Was mich allerdings zunehmend irritiert, ist die dogmatische Herangehensweise an das Thema Agilität, die sich in den letzten Jahren breit gemacht hat. Typisch dafür: Egal worum es geht, wir machen Scrum! Anforderungen gibt es nur noch als User Story, auch wenn vielleicht eine Entscheidungstabelle oder ein Set von Testfällen präziser wäre. Noch seltsamer finde ich es, wenn technische Anforderungen an Schnittstellen krampfhaft in User-Stories umgeformt werden.

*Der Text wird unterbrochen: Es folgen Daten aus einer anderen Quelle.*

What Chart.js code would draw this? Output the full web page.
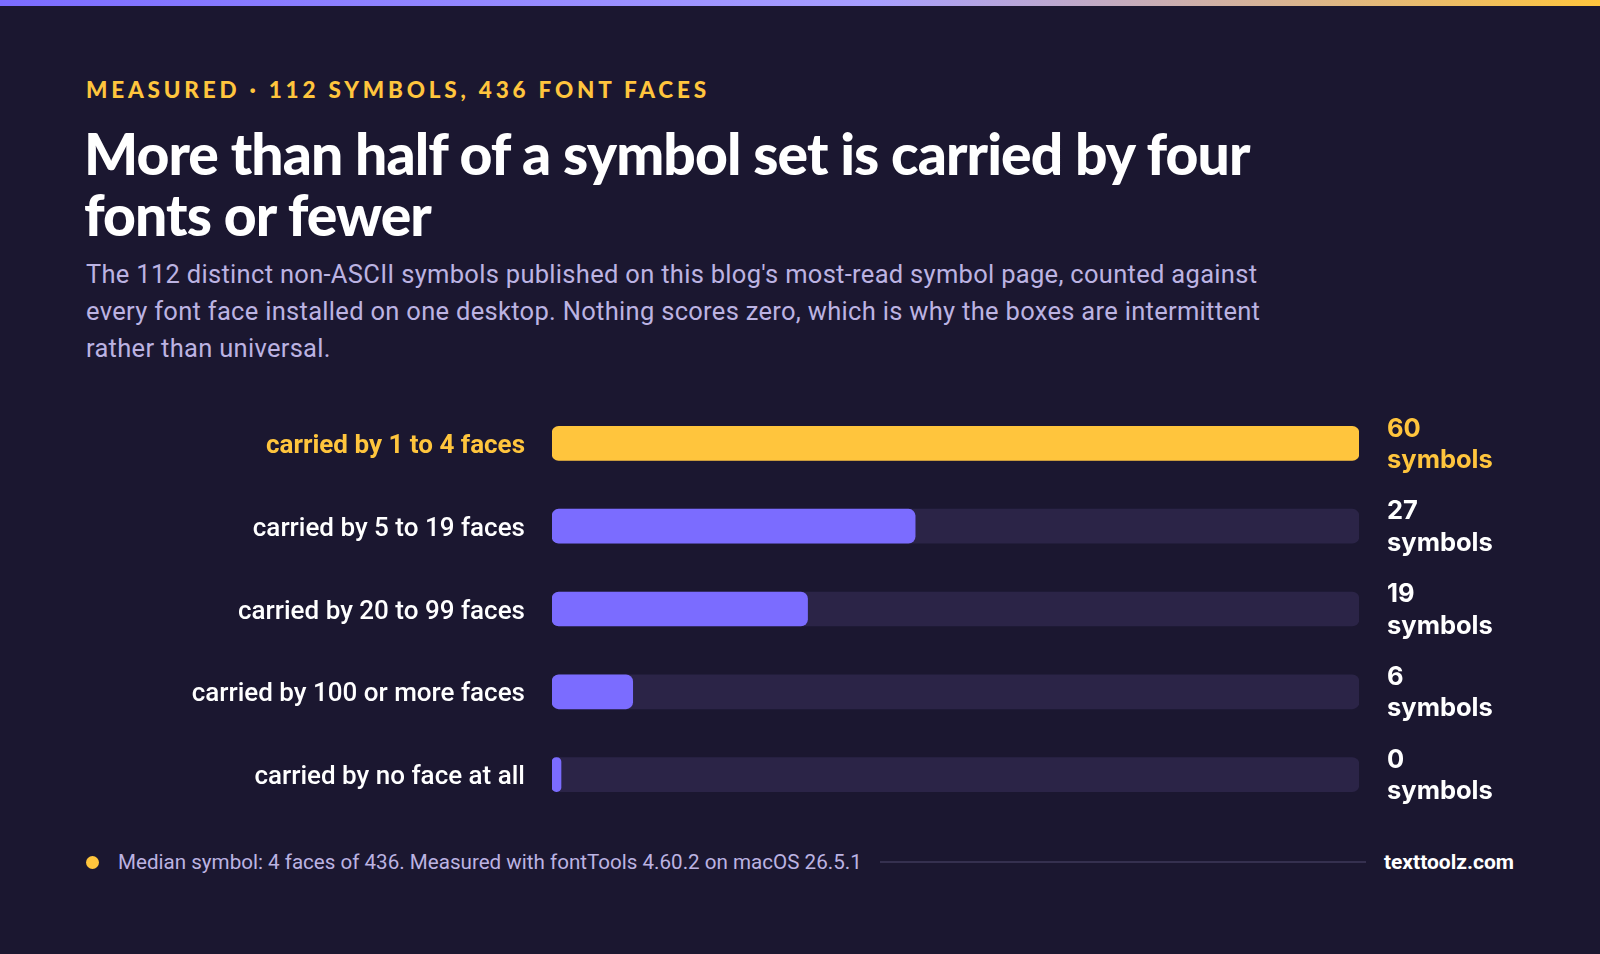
<!DOCTYPE html>
<html>
<head>
<meta charset="utf-8">
<script src="https://cdn.jsdelivr.net/npm/chart.js@4"></script>
<style>
  html, body { margin: 0; padding: 0; }
  body {
    width: 1600px; height: 954px; overflow: hidden;
    background: #1b1730; position: relative;
    font-family: Roboto, "Noto Sans", sans-serif;
  }
  .topbar {
    position: absolute; left: 0; top: 0; width: 1600px; height: 6px;
    background: linear-gradient(90deg, #7b6cff 0%, #a89fff 55%, #ffc53d 100%);
  }
  .kicker {
    position: absolute; left: 86px; top: 76px;
    color: #ffc53d; font-family: Lato, sans-serif; font-weight: 900;
    font-size: 22.5px; letter-spacing: 3.8px;
  }
  h1 {
    position: absolute; left: 84px; top: 123px; margin: 0;
    color: #ffffff; font-family: Lato, sans-serif; font-weight: 900;
    font-size: 57px; line-height: 61px; letter-spacing: -0.9px;
  }
  .sub {
    position: absolute; left: 86px; top: 256px; margin: 0;
    color: #bcb3e2; font-size: 25.5px; line-height: 37px; letter-spacing: 0.3px;
  }
  #wrap { position: absolute; left: 0; top: 402px; width: 1600px; height: 414px; }
  .foot {
    position: absolute; left: 86px; top: 850px; width: 1428px; height: 24px;
    display: flex; align-items: center;
  }
  .dot { width: 13px; height: 13px; border-radius: 50%; background: #ffc53d; margin-right: 19px; }
  .note { color: #bcb3e2; font-size: 20.6px; white-space: nowrap; }
  .rule { flex: 1; height: 2px; background: #35304f; margin: 0 18px 0 18px; }
  .brand { color: #ffffff; font-size: 21px; font-weight: 700; }
</style>
</head>
<body>
<div class="topbar"></div>
<div class="kicker">MEASURED · 112 SYMBOLS, 436 FONT FACES</div>
<h1>More than half of a symbol set is carried by four<br>fonts or fewer</h1>
<p class="sub">The 112 distinct non-ASCII symbols published on this blog's most-read symbol page, counted against<br>every font face installed on one desktop. Nothing scores zero, which is why the boxes are intermittent<br>rather than universal.</p>
<div id="wrap"><canvas id="coverChart"></canvas></div>
<div class="foot">
  <div class="dot"></div>
  <div class="note">Median symbol: 4 faces of 436. Measured with fontTools 4.60.2 on macOS 26.5.1</div>
  <div class="rule"></div>
  <div class="brand">texttoolz.com</div>
</div>
<script>
const labels = ["carried by 1 to 4 faces", "carried by 5 to 19 faces", "carried by 20 to 99 faces", "carried by 100 or more faces", "carried by no face at all"];
const symbolCounts = [60, 27, 19, 6, 0];
const unitLabel = "symbols";
const highlightIndex = 0;
const scaleMax = 60;

const yellow = "#ffc53d";
const purple = "#7b6cff";
const track = "#2b2447";

// value + unit printed to the right of each track
const valueLabels = {
  id: "valueLabels",
  afterDatasetsDraw(chart) {
    const ctx = chart.ctx;
    const meta = chart.getDatasetMeta(1);
    ctx.save();
    ctx.textAlign = "left";
    ctx.textBaseline = "middle";
    ctx.font = "700 25.5px Inter, sans-serif";
    meta.data.forEach(function(bar, i) {
      ctx.fillStyle = i === highlightIndex ? yellow : "#ffffff";
      const x = chart.chartArea.right + 28;
      ctx.fillText(String(symbolCounts[i]), x, bar.y - 14.5);
      ctx.fillText(unitLabel, x, bar.y + 17);
    });
    ctx.restore();
  }
};

let coverChart = new Chart(
  document.getElementById("coverChart"),
  {
    type: "bar",
    data: {
      labels: labels,
      datasets: [{
        label: "track",
        data: labels.map(() => scaleMax),
        backgroundColor: track,
        borderRadius: 7,
        borderSkipped: false,
        barThickness: 34,
        grouped: false,
        order: 2
      }, {
        label: "symbols",
        data: symbolCounts,
        backgroundColor: symbolCounts.map((v, i) => i === highlightIndex ? yellow : purple),
        borderRadius: 7,
        borderSkipped: false,
        barThickness: 34,
        minBarLength: 9,
        grouped: false,
        order: 1
      }]
    },
    options: {
      indexAxis: "y",
      responsive: true,
      maintainAspectRatio: false,
      animation: false,
      layout: { padding: { left: 0, right: 241, top: 0, bottom: 0 } },
      plugins: { legend: { display: false }, tooltip: { enabled: false } },
      scales: {
        x: { display: false, min: 0, max: scaleMax },
        y: {
          afterFit: function(scale) {
            scale.width = 552;
            scale.paddingTop = 0;
            scale.paddingBottom = 0;
          },
          grid: { display: false, drawTicks: false },
          border: { display: false },
          ticks: {
            padding: 27,
            labelOffset: 3,
            color: (c) => c.index === highlightIndex ? yellow : "#ffffff",
            font: (c) => ({ family: "Roboto", size: 26, weight: c.index === highlightIndex ? "700" : "500" })
          }
        }
      }
    },
    plugins: [valueLabels]
  }
);
</script>
</body>
</html>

Ich muss allerdings die Urheber von Scrum vor ihren Fans in Schutz nehmen, denn der Scrum-Guide hat inzwischen das Wort „User-Story“ gestrichen und durch „Backlog-Item“ ersetzt. Anscheinend haben viele Scrum-Fans nach ihrer Zertifizierung aufgehört, sich weiterzubilden.

Das Vorgehen in einem Projekt muss dem Erfolg dienen. „One size fits all“ gilt auch für Vorgehensmodelle nicht. Scrum hat viele Vorteile, passt aber nicht immer. Manchmal ist Kanban (Lean) oder XP die bessere Variante. Und man kann auch Elemente kombinieren, wir sind keiner reinen Lehre verpflichtet. Hybrid wird meist für die Kombination von klassischem Vorgehen (Wasserfall) mit agilen Methoden verwendet, gilt aber meiner Meinung nach auch für die Kombination von agilen Methoden. Gerade XP wird meiner Meinung nach zu Unrecht vernachlässigt: Pair Programming, Refactoring, Test Driven Development sind sehr nützliche Methoden, die in jedem Setting eingesetzt werden können.